Aim of the task:
Without the pictures, return exactly the lines from the one with "Write a component" through the one with "ReferenceDot, ReferenceArea, Label". Both end lines belong in the copy.

Source material:
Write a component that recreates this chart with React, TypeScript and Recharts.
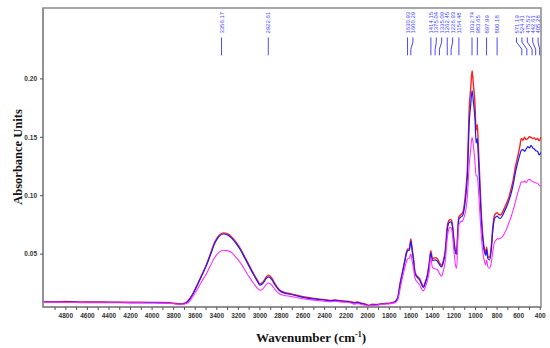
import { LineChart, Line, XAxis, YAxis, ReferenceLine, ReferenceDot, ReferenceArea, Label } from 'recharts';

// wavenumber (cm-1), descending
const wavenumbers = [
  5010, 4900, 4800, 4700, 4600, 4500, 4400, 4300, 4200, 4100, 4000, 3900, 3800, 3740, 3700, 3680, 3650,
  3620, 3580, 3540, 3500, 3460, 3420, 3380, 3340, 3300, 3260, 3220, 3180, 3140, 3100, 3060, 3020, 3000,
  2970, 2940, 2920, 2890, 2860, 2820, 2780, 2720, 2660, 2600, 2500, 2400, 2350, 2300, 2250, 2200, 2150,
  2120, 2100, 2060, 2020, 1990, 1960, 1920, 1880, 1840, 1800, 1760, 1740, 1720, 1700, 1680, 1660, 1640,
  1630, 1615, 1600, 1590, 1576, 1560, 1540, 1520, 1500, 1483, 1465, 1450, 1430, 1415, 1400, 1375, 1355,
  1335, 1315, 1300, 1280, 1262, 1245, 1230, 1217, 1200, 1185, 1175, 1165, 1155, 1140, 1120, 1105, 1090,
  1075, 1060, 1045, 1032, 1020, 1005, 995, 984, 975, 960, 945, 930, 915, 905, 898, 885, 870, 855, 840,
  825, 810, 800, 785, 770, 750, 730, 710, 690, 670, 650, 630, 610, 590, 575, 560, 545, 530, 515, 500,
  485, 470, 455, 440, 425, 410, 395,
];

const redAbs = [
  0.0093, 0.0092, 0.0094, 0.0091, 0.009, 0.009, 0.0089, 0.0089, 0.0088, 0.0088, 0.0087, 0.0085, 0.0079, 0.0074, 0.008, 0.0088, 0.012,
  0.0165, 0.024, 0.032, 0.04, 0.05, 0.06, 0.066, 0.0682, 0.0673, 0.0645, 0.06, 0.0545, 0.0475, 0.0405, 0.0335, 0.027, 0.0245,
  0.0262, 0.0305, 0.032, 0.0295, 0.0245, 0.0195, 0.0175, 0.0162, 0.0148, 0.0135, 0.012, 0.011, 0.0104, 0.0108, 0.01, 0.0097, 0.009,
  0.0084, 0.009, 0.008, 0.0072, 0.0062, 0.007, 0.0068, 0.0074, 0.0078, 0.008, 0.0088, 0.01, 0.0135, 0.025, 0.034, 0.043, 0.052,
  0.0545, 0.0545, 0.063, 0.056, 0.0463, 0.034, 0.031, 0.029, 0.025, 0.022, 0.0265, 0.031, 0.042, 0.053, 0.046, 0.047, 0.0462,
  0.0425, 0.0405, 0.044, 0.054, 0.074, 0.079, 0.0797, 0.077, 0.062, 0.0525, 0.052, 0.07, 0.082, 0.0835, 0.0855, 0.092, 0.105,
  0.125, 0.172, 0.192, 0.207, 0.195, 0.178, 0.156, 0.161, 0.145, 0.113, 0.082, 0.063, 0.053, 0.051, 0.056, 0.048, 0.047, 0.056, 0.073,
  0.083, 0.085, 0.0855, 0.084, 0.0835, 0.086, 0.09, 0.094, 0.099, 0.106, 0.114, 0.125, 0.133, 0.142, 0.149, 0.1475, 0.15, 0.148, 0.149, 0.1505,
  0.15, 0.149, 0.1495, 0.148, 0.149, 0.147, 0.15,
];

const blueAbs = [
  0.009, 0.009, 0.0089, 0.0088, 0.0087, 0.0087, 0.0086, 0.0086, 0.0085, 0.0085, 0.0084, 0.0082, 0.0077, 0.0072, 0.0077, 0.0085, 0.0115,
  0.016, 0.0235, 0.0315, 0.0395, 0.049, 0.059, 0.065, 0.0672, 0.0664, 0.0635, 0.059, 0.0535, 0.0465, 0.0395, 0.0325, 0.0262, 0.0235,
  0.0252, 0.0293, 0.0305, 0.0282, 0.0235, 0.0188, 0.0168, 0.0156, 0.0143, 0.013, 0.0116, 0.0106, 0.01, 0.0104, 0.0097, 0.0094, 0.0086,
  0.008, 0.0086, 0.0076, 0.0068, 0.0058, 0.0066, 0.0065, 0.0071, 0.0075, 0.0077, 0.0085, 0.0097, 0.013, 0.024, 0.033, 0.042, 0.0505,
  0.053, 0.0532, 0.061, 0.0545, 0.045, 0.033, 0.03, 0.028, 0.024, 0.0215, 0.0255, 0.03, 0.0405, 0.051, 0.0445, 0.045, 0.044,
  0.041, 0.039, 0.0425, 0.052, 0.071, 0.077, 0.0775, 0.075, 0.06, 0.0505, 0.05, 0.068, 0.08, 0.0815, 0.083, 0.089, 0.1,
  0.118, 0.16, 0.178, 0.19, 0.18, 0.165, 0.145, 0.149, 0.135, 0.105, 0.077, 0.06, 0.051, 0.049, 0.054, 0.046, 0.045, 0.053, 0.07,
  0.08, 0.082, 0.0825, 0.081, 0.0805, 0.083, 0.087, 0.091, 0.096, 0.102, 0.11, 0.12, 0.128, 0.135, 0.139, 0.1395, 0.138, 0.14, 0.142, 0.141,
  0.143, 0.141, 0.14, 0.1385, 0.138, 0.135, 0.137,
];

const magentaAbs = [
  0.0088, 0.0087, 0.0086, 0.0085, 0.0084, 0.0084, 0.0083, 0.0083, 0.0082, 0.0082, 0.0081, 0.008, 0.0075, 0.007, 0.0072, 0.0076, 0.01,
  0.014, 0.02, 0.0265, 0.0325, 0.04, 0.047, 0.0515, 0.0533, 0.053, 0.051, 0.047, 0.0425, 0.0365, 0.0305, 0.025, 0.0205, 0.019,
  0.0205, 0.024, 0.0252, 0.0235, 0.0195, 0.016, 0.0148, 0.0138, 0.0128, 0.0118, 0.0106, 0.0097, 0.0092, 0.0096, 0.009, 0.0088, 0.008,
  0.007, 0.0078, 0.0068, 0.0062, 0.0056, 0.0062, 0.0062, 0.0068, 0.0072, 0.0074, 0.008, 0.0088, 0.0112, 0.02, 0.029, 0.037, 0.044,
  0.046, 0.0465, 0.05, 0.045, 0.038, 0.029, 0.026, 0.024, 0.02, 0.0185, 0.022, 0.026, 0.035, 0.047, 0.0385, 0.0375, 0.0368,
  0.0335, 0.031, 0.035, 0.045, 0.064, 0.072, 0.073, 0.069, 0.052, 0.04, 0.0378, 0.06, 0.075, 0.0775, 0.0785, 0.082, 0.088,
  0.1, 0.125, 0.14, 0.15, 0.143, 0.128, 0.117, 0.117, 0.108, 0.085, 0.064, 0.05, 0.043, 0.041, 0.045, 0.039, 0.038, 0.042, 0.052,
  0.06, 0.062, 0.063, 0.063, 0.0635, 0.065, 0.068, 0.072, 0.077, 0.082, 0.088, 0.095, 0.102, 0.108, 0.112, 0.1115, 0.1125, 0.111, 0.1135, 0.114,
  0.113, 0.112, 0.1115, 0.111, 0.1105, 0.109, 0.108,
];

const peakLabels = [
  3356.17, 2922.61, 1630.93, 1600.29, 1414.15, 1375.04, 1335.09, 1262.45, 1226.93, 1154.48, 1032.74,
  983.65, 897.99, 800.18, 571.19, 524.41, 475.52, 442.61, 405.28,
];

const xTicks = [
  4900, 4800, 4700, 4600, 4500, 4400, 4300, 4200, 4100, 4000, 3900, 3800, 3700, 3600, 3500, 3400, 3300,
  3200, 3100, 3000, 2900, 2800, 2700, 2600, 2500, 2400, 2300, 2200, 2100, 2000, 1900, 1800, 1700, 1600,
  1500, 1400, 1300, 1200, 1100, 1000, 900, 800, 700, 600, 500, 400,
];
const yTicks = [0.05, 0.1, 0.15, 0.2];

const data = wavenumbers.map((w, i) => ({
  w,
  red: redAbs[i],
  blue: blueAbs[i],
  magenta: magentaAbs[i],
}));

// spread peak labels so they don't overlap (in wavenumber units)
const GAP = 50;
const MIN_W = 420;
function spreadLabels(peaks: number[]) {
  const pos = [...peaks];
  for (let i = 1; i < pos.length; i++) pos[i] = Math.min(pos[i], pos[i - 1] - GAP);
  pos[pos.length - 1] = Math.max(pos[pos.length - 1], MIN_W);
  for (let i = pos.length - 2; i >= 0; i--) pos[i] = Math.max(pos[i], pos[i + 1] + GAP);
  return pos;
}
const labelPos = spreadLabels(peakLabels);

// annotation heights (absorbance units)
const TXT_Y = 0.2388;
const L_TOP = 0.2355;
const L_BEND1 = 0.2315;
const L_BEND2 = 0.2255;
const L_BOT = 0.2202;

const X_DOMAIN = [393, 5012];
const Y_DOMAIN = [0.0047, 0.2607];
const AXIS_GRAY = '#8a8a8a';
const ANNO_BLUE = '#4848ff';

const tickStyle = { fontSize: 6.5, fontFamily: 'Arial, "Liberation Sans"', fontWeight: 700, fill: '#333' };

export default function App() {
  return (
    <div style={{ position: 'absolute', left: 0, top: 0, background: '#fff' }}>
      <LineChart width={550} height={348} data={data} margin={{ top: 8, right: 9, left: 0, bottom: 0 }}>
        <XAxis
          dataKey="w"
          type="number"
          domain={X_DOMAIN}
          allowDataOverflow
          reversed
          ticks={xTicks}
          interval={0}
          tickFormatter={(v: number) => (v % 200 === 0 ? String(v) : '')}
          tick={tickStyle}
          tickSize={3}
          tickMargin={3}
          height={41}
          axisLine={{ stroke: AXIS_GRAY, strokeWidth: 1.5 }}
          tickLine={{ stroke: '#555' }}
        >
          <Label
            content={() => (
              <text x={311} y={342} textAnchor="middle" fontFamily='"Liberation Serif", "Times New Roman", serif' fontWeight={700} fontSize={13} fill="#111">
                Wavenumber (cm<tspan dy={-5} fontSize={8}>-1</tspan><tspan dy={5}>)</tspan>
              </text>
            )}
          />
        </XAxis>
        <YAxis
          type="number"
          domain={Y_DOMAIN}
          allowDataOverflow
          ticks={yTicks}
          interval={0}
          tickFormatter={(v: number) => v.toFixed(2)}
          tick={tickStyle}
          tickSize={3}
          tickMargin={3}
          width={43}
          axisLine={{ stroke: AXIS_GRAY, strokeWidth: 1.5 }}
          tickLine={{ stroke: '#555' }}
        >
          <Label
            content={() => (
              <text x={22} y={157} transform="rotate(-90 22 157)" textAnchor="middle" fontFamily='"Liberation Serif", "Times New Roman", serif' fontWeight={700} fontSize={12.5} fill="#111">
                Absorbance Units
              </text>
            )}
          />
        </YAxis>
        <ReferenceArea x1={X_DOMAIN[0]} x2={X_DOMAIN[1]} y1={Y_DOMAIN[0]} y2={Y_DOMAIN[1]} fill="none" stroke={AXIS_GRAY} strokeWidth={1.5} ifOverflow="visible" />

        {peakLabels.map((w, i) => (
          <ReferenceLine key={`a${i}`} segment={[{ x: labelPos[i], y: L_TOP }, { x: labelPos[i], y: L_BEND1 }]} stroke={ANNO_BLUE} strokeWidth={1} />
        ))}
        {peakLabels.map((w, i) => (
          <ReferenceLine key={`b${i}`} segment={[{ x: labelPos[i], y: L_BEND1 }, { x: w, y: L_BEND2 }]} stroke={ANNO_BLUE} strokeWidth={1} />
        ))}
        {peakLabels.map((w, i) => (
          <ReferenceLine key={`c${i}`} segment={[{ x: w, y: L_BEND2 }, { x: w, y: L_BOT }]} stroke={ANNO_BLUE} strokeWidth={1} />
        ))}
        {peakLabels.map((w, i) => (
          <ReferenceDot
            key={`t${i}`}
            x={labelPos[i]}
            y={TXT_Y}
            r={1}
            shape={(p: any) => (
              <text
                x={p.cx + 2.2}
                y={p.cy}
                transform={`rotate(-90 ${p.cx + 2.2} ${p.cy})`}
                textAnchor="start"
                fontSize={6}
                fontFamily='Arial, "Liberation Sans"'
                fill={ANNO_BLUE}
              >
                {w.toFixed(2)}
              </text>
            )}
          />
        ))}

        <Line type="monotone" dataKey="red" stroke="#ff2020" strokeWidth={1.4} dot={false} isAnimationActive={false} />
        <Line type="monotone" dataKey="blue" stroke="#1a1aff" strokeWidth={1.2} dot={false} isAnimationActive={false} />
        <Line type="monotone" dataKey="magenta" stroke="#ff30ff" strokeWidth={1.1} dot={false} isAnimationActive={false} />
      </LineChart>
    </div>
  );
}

---

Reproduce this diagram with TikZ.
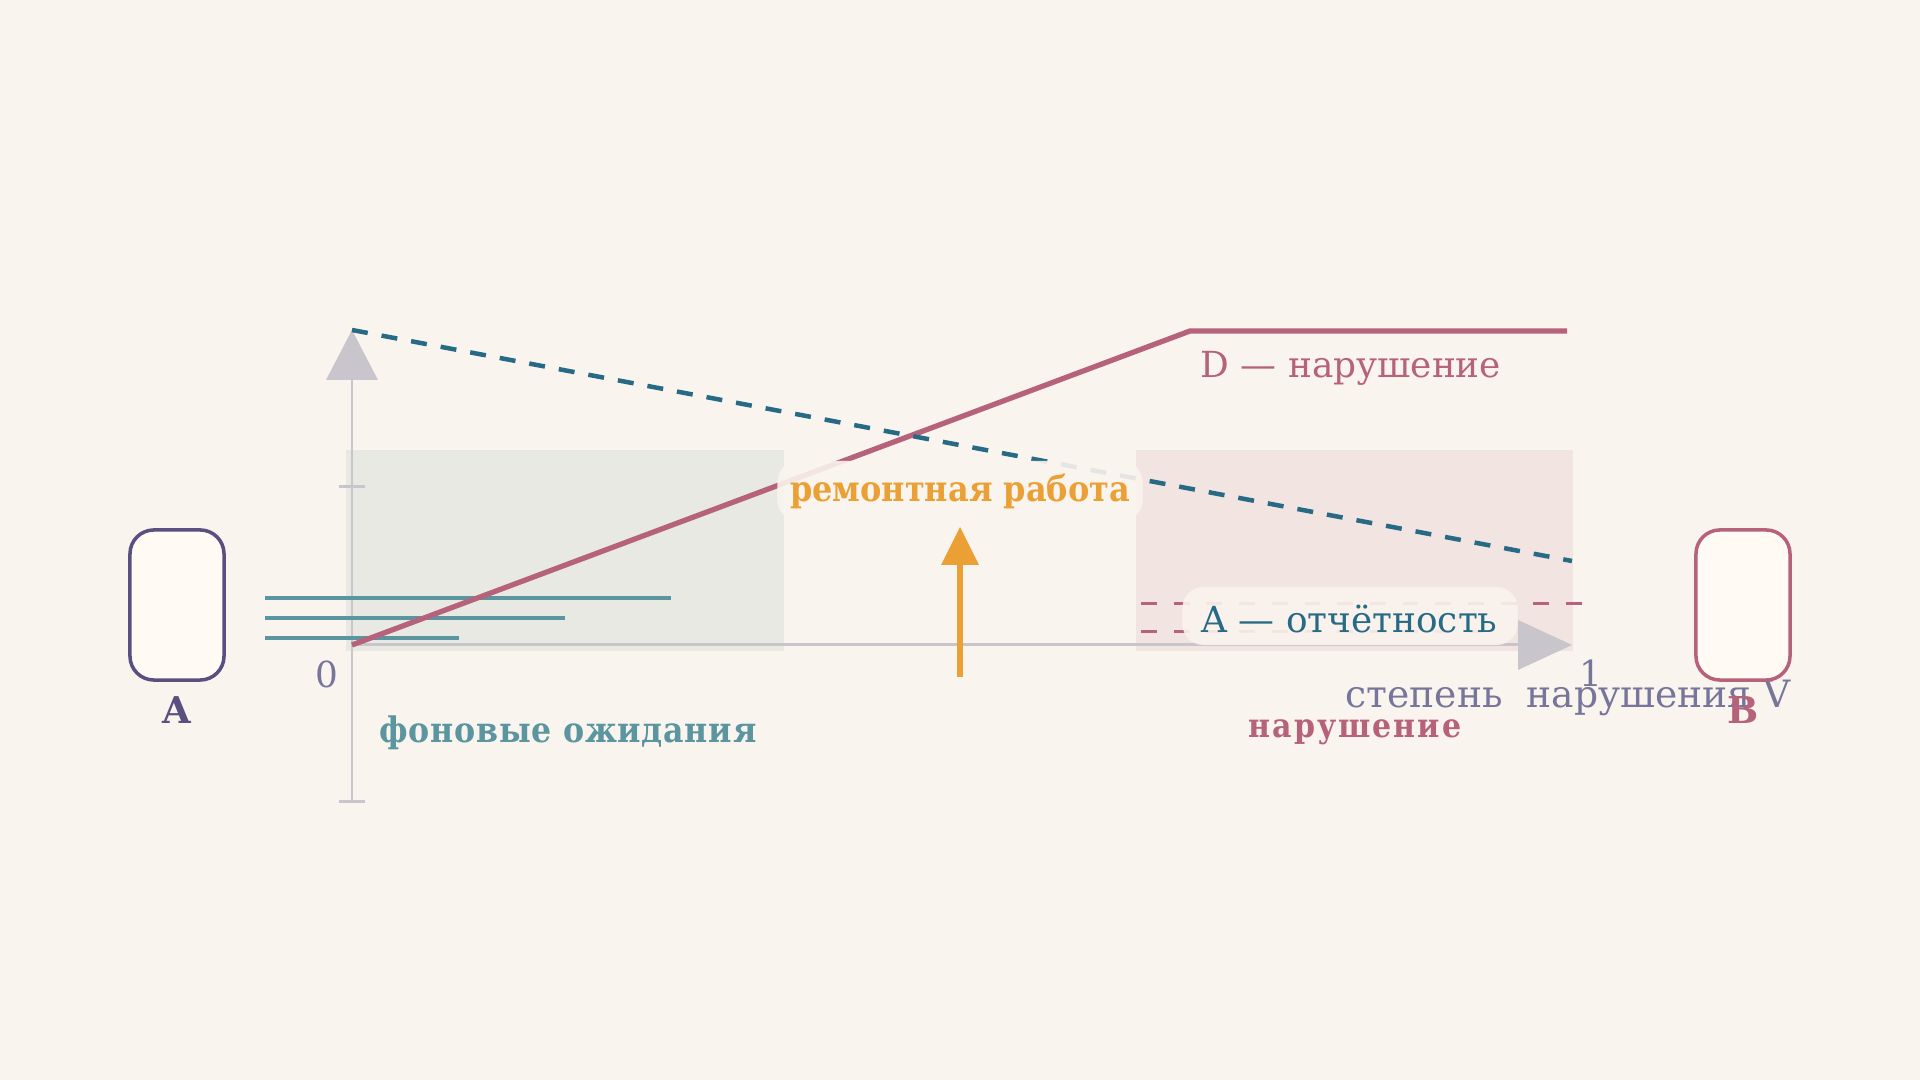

Answer to this problem:
Write a component that recreates this chart with React, TypeScript and Recharts.
import { LineChart, Line, XAxis, YAxis, ReferenceLine, ReferenceDot, ReferenceArea, Label } from 'recharts';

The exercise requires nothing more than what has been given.